Russia is bogged down in 2025 in a strategic quagmire of its own creation in the Ukraine War. China in my assessment i2025 is "besieged" geopolitically and increasingly internally with serious domestic upheaval in the offing.
More significantly, Russia and China figure "high" in the 'Threat Perceptions' of the United States, UK, France, Germany, Japan and Australia with which India has forged Strategic Partnerships.
In fact, in 2025, the global scene today presents two Major Powers Groups confronting each other, directly or by proxy, namely, United States & its Allies versus the Russia-China Axis.
India should therefore in 2025, or even thereafter not be ensnared into a geopolitical swamp from which it would be difficult to wriggle out without significant geopolitical losses if it once again becomes active in Russia-India-China Trilateral.
Even in the heyday when India found the Russia-India-China Trilateral geopolitically an attractive proposition in past Indian political dispensations, decades ago, my writings then argued too that it was not in India's national interests to be part of such a Trilateral.
The Russia-India-China Trilateral, geometrically too, was never, and even now, a sound proposition for India.
Taking the Trilateral as a Geometrical Tringle, Russia sits at the top of the Triangle with India and China forming the two ends of the base of the Triangle.
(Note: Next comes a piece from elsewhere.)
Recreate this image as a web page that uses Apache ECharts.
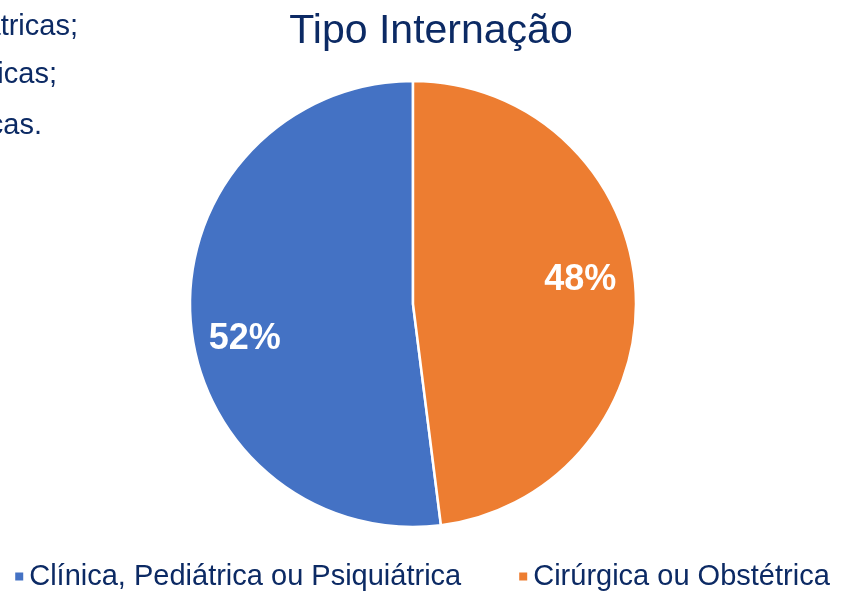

With India and China figuring as 'implacable enemies', the base of this Triangle inherently crumbles under its own contradictory adversarial weight.
In the last two decades, can India forget the Chinese and Russian (under Chinese pressures) anti-Indian geopolitical gimmicks in South Asia against India?
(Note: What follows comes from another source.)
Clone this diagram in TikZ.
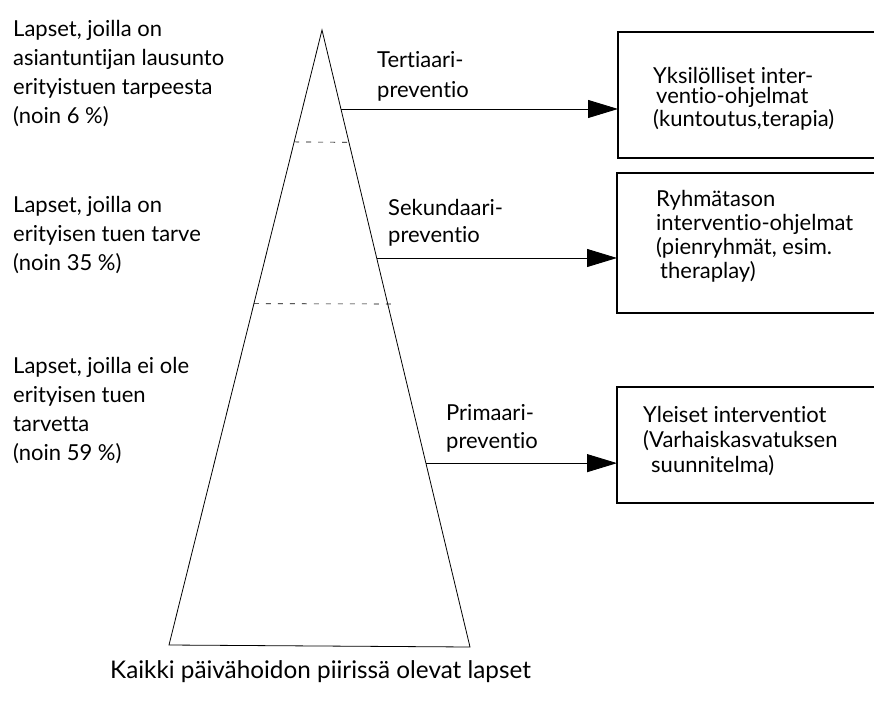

A Russia-China-Pakistan compact was very much visible on Afghanistan where both Russia and China sidelined India from dialogues on Afghanistan in Moscow forgetting that India had sizeable geopolitical stakes there.
A petulant Russia then also went on to supply military hardware to Pakistan to strategically discomfit India. Russian Foreign Minister Lavrov's statements then were certainly not India-friendly. President Putin's Special Advisor Kabulov was decidedly anti-Indian.
China's Compulsive Obsessive Disorder of "Downsizing India" geopolitically, militarily and now adding 'Economic Warfare" stands well documented in my past and recent writings.
China's persistent record of supporting Pakistan's State-sponsored terrorism against India both by vetoing UN Resolutions censuring Pakistan or Pakistan Army affiliated Jihadi Groups reinforces China's postures as an 'Inveterate & Implacable Enemy of India'.
Does India need or seem to be a part of any 'Coalition' with Russia and China with their demonstrated record not only perceived as 'Disruptive Powers' globally, but also with convergent Russia-Chia Axis strategic aims at cross-purposes with India's National Interests?
Concluding, it needs to be reiterated that surely PM Narendra Modi and the Indian foreign policy establishment would be seized with the above factors and would resist any pressures to actively participate in a 'revived' Russia-India -China Trilateral.
Political 'tactical expediency' in short-term to soft-pedal this issue for access to Russian cheap oil and India securing its supply chains against China's 'Economic Warfare' disruptions are well -understandable.